Let’s have a look at the species composition in the factor with the highest Palila representation, specifically identifying which species are introduced and which are native:
ggplot(data.frame("value" = model$w["Palila", ], "factor" = 1:ncol(model$w)), aes(factor, value)) +
geom_point() +
theme_classic() +
theme(aspect.ratio = 1) +
labs(x = "NMF factor", y = "Palila weight in NMF factor")
df <- data.frame("value" = model$w[, which.max(model$w["Palila", ])])
df$status <- hawaiibirds$metadata_w$status
df <- df[order(-df$value), ]
df <- df[df$value > 0.001, ]
df
## value status
## Hawaii Amakihi 0.429048285 native
## Warbling White-eye 0.197932914 native
## House Finch 0.165412451 introduced
## California Quail 0.036549864 native
## Yellow-fronted Canary 0.035886958 introduced
## Palila 0.033441821 native
## Erckel's Francolin 0.028694271 introduced
## Hawaii Elepaio 0.025463511 native
## Eurasian Skylark 0.025317139 introduced
## Red-billed Leiothrix 0.006118122 introduced
## Chukar 0.006071825 introduced
## Chinese Hwamei 0.005362257 introduced
## Hawaiian Hawk 0.001774794 native
## Red-masked Parakeet 0.001499308 introduced
The diet of the Palilla is largely seeds from the “mamame” tree, but also naio berries and mamame flowers, buds, and young leaves. What introduced perching birds may be competing with the Palila for these resources?
perching_birds <- hawaiibirds$metadata_w$species[hawaiibirds$metadata_w$type == "perching birds"]

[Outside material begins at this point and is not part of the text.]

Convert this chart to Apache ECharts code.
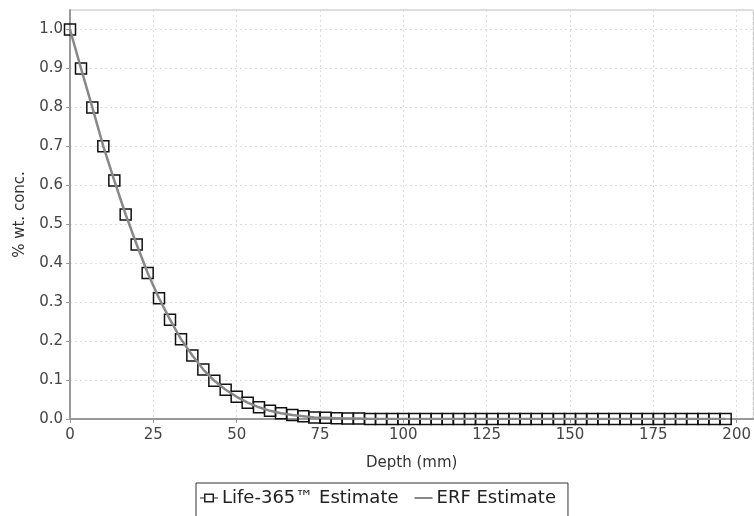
<!DOCTYPE html>
<html>
<head>
<meta charset="utf-8">
<script src="https://cdn.jsdelivr.net/npm/echarts@6/dist/echarts.min.js"></script>
<style>html,body{margin:0;padding:0;background:#fff;}#c{width:754px;height:516px;}</style>
</head>
<body>
<div id="c"></div>
<script>
const depths = [0,3.3,6.7,10,13.3,16.7,20,23.3,26.7,30,33.3,36.7,40,43.3,46.7,50,53.3,56.7,60,63.3,66.7,70,73.3,76.7,80,83.3,86.7,90,93.3,96.7,100,103.3,106.7,110,113.3,116.7,120,123.3,126.7,130,133.3,136.7,140,143.3,146.7,150,153.3,156.7,160,163.3,166.7,170,173.3,176.7,180,183.3,186.7,190,193.3,196.7];
const life365 = [1.0,0.9,0.8,0.7,0.612,0.525,0.448,0.375,0.31,0.255,0.205,0.163,0.127,0.098,0.075,0.057,0.042,0.030,0.021,0.015,0.010,0.007,0.004,0.003,0.002,0.001,0.001,0,0,0,0,0,0,0,0,0,0,0,0,0,0,0,0,0,0,0,0,0,0,0,0,0,0,0,0,0,0,0,0,0];
const erf = [1.0,0.9,0.8,0.7,0.612,0.525,0.448,0.375,0.31,0.255,0.205,0.163,0.127,0.098,0.075,0.057,0.042,0.030,0.021,0.015,0.010,0.007,0.004,0.003,0.002,0.001,0.001,0,0,0,0,0,0,0,0,0,0,0,0,0,0,0,0,0,0,0,0,0,0,0,0,0,0,0,0,0,0,0,0,0];
const seriesNames = ['Life-365™ Estimate', 'ERF Estimate'];
const xTitle = 'Depth (mm)';
const yTitle = '% wt. conc.';

const font = 'DejaVu Sans';
const squareIcon = 'path://M0,0L0.01,0L0,0.01Z M4,0.5L14,0.5L14,9.5L4,9.5Z M5.5,2L5.5,8L12.5,8L12.5,2Z M0,4.6L4,4.6L4,5.4L0,5.4Z M14,4.6L18,4.6L18,5.4L14,5.4Z M18,10L17.99,10L18,9.99Z';
const lineIcon = 'path://M0,0L0.01,0L0,0.01Z M0,4.1L18,4.1L18,5.9L0,5.9Z M18,10L17.99,10L18,9.99Z';
const chart = echarts.init(document.getElementById('c'));
chart.setOption({
  animation: false,
  backgroundColor: '#fff',
  textStyle: {fontFamily: font},
  grid: {left: 70, top: 10, width: 686, bottom: 97, show: true, borderColor: '#bbb', borderWidth: 1},
  legend: {
    top: 483, left: 196,
    borderColor: '#333', borderWidth: 1, padding: [6, 12, 14, 4],
    itemGap: 16, itemWidth: 18, itemHeight: 10,
    textStyle: {fontSize: 18, color: '#222', fontFamily: font, padding: [0, 0, 0, -1]},
    data: [
      {name: seriesNames[0], icon: squareIcon, itemStyle: {color: '#222', borderWidth: 0}},
      {name: seriesNames[1], icon: lineIcon, itemStyle: {color: '#888', borderWidth: 0}}
    ]
  },
  xAxis: {
    type: 'value', min: 0, max: 205, interval: 25,
    name: xTitle, nameLocation: 'middle', nameGap: 37,
    nameTextStyle: {fontSize: 15, color: '#333', fontFamily: font},
    axisLine: {show: true, lineStyle: {color: '#999', width: 2}},
    axisTick: {show: true, length: 4, lineStyle: {color: '#999'}},
    axisLabel: {fontSize: 15, color: '#444', showMaxLabel: false, margin: 9},
    splitLine: {show: true, lineStyle: {color: '#ddd', type: [2, 3]}}
  },
  yAxis: {
    type: 'value', min: 0, max: 1.05, interval: 0.1,
    name: yTitle, nameLocation: 'middle', nameGap: 42, nameRotate: 90,
    nameTextStyle: {fontSize: 15, color: '#333', fontFamily: font},
    axisLine: {show: true, lineStyle: {color: '#999', width: 2}},
    axisTick: {show: true, length: 4, lineStyle: {color: '#999'}},
    axisLabel: {fontSize: 15, color: '#444', showMaxLabel: false, margin: 7, formatter: v => v.toFixed(1)},
    splitLine: {show: true, lineStyle: {color: '#ddd', type: [2, 3]}}
  },
  series: [
    {
      name: seriesNames[0], type: 'line',
      data: depths.map((d, i) => [d, life365[i]]),
      symbol: 'rect', symbolSize: 11, showSymbol: true,
      lineStyle: {width: 0, opacity: 0},
      itemStyle: {color: 'rgba(0,0,0,0)', borderColor: '#111', borderWidth: 1.5},
      z: 2
    },
    {
      name: seriesNames[1], type: 'line',
      data: depths.map((d, i) => [d, erf[i]]),
      symbol: 'none',
      lineStyle: {color: '#888', width: 2.5},
      itemStyle: {color: '#888'},
      z: 3
    }
  ]
});
</script>
</body>
</html>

df[which(rownames(df) %in% perching_birds & df$status == "introduced"), ]
## value status
## House Finch 0.165412451 introduced
## Yellow-fronted Canary 0.035886958 introduced
## Eurasian Skylark 0.025317139 introduced
## Red-billed Leiothrix 0.006118122 introduced
## Chinese Hwamei 0.005362257 introduced
The “House Finch” and “Yellow-fronted Canary” seem to be the most significant competitors in the Palila habitat niche.